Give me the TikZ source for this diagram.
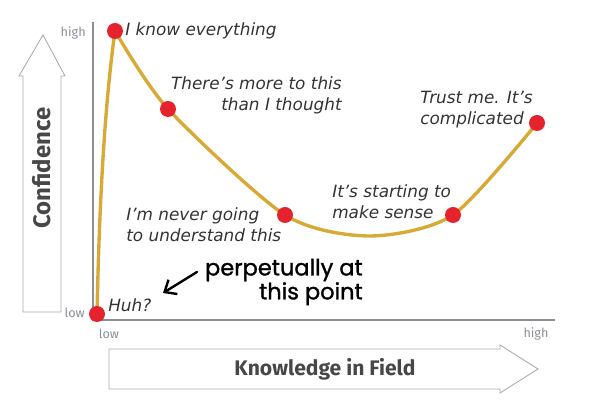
\documentclass[tikz,border=0pt]{standalone}
\usepackage{fontspec}
\usetikzlibrary{arrows.meta}
\newfontfamily\notefont{DejaVu Sans}
\newfontfamily\axisfont{Fira Sans}
\newfontfamily\handfont[FakeBold=1.2]{Poppins}
\definecolor{figA}{HTML}{E4232E}
\definecolor{figB}{HTML}{D9A935}
\definecolor{figC}{HTML}{8C8F97}
\definecolor{figD}{HTML}{A9A9A9}
\definecolor{figE}{HTML}{333333}

\begin{document}
\begin{tikzpicture}[>={Straight Barb[length=7pt,width=12pt]},
  note/.style={font=\notefont\itshape\fontsize{12}{15}\selectfont,text=figE,inner sep=0pt},
  tick/.style={font=\axisfont\fontsize{9}{10}\selectfont,text=figC,inner sep=0pt},
  title/.style={font=\axisfont\bfseries\fontsize{15}{17}\selectfont,text=figE!90,inner sep=0pt},
  hand/.style={font=\handfont\fontsize{16}{17}\selectfont,inner sep=0pt}]
\useasboundingbox (0,0) rectangle (15,10.25);
% Fletxes buides
\draw[figD,line width=0.6pt] (0.575,2.45) -- (0.575,8.35) -- (0.475,8.35) -- (1.075,9.375)
  -- (1.625,8.35) -- (1.525,8.35) -- (1.525,2.45) -- cycle;
\draw[figD,line width=0.6pt] (2.725,1.525) -- (12.5,1.525) -- (12.5,1.625) -- (13.45,1.025)
  -- (12.5,0.425) -- (12.5,0.525) -- (2.725,0.525) -- cycle;
\node[title,rotate=90,font=\axisfont\bfseries\fontsize{17}{17}\selectfont] (conf) at (1.05,6.05) {Confidence};
\node[title] (knowl) at (8.125,1.025) {Knowledge in Field};
% Eixos
\coordinate (ytop) at (2.325,9.7);
\coordinate (xend) at (13.875,2.25);
\draw[figC,line width=2pt] (ytop) |- (xend);
\node[tick,anchor=east] (yhigh) at (2.15,9.425) {high};
\node[tick,anchor=east] (ylow) at (2.125,2.425) {low};
\node[tick] (xlow) at (2.725,1.9) {low};
\node[tick] (xhigh) at (13.4,1.9) {high};
% Corba
\coordinate (huh) at (2.425,2.4);
\coordinate (know) at (2.875,9.475);
\coordinate (more) at (4.2,7.525);
\coordinate (never) at (7.125,4.875);
\coordinate (bottom) at (9.25,4.35);
\coordinate (sense) at (11.325,4.875);
\coordinate (trust) at (13.425,7.175);
\draw[figB,line width=2.4pt,line join=round] (huh) .. controls (2.48,5) and (2.6,7.5) .. (know)
  -- plot[smooth,tension=0.45] coordinates {(know) (more) (never) (bottom) (sense) (trust)};
\foreach \p in {huh,know,more,never,sense,trust}
  \fill[figA] (\p) circle (0.2);
% Etiquetes
\node[note,anchor=west] (lknow) at (3.125,9.475) {I know everything};
\node[note,anchor=east,align=right] (lmore) at (8.55,7.875) {There’s more to this\\than I thought};
\node[note,anchor=west,align=left] (ltrust) at (10.5,7.5) {Trust me. It’s\\complicated};
\node[note,anchor=west,align=left] (lnever) at (3.15,4.625) {I’m never going\\to understand this};
\node[note,anchor=west,align=left] (lsense) at (8.3,5.2) {It’s starting to\\make sense};
\node[note,anchor=west] (lhuh) at (2.7,2.625) {Huh?};
% Nota a mà
\node[hand,anchor=east,align=right] (lpoint) at (9.075,3.2) {perpetually at\\this point};
\coordinate (tail) at (4.925,3.45);
\coordinate (tip) at (4.075,2.925);
\draw[->,line width=1.7pt,line cap=round] (tail) -- (tip);
\end{tikzpicture}
\end{document}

......

Stated task: Print out the whole of the material word for word, without pictures.

Expected output:
Give me the TikZ source for this diagram.
\documentclass[tikz,border=0pt]{standalone}
\usepackage{fontspec}
\usetikzlibrary{arrows.meta}
\newfontfamily\notefont{DejaVu Sans}
\newfontfamily\axisfont{Fira Sans}
\newfontfamily\handfont[FakeBold=1.2]{Poppins}
\definecolor{figA}{HTML}{E4232E}
\definecolor{figB}{HTML}{D9A935}
\definecolor{figC}{HTML}{8C8F97}
\definecolor{figD}{HTML}{A9A9A9}
\definecolor{figE}{HTML}{333333}

\begin{document}
\begin{tikzpicture}[>={Straight Barb[length=7pt,width=12pt]},
  note/.style={font=\notefont\itshape\fontsize{12}{15}\selectfont,text=figE,inner sep=0pt},
  tick/.style={font=\axisfont\fontsize{9}{10}\selectfont,text=figC,inner sep=0pt},
  title/.style={font=\axisfont\bfseries\fontsize{15}{17}\selectfont,text=figE!90,inner sep=0pt},
  hand/.style={font=\handfont\fontsize{16}{17}\selectfont,inner sep=0pt}]
\useasboundingbox (0,0) rectangle (15,10.25);
% Fletxes buides
\draw[figD,line width=0.6pt] (0.575,2.45) -- (0.575,8.35) -- (0.475,8.35) -- (1.075,9.375)
  -- (1.625,8.35) -- (1.525,8.35) -- (1.525,2.45) -- cycle;
\draw[figD,line width=0.6pt] (2.725,1.525) -- (12.5,1.525) -- (12.5,1.625) -- (13.45,1.025)
  -- (12.5,0.425) -- (12.5,0.525) -- (2.725,0.525) -- cycle;
\node[title,rotate=90,font=\axisfont\bfseries\fontsize{17}{17}\selectfont] (conf) at (1.05,6.05) {Confidence};
\node[title] (knowl) at (8.125,1.025) {Knowledge in Field};
% Eixos
\coordinate (ytop) at (2.325,9.7);
\coordinate (xend) at (13.875,2.25);
\draw[figC,line width=2pt] (ytop) |- (xend);
\node[tick,anchor=east] (yhigh) at (2.15,9.425) {high};
\node[tick,anchor=east] (ylow) at (2.125,2.425) {low};
\node[tick] (xlow) at (2.725,1.9) {low};
\node[tick] (xhigh) at (13.4,1.9) {high};
% Corba
\coordinate (huh) at (2.425,2.4);
\coordinate (know) at (2.875,9.475);
\coordinate (more) at (4.2,7.525);
\coordinate (never) at (7.125,4.875);
\coordinate (bottom) at (9.25,4.35);
\coordinate (sense) at (11.325,4.875);
\coordinate (trust) at (13.425,7.175);
\draw[figB,line width=2.4pt,line join=round] (huh) .. controls (2.48,5) and (2.6,7.5) .. (know)
  -- plot[smooth,tension=0.45] coordinates {(know) (more) (never) (bottom) (sense) (trust)};
\foreach \p in {huh,know,more,never,sense,trust}
  \fill[figA] (\p) circle (0.2);
% Etiquetes
\node[note,anchor=west] (lknow) at (3.125,9.475) {I know everything};
\node[note,anchor=east,align=right] (lmore) at (8.55,7.875) {There’s more to this\\than I thought};
\node[note,anchor=west,align=left] (ltrust) at (10.5,7.5) {Trust me. It’s\\complicated};
\node[note,anchor=west,align=left] (lnever) at (3.15,4.625) {I’m never going\\to understand this};
\node[note,anchor=west,align=left] (lsense) at (8.3,5.2) {It’s starting to\\make sense};
\node[note,anchor=west] (lhuh) at (2.7,2.625) {Huh?};
% Nota a mà
\node[hand,anchor=east,align=right] (lpoint) at (9.075,3.2) {perpetually at\\this point};
\coordinate (tail) at (4.925,3.45);
\coordinate (tip) at (4.075,2.925);
\draw[->,line width=1.7pt,line cap=round] (tail) -- (tip);
\end{tikzpicture}
\end{document}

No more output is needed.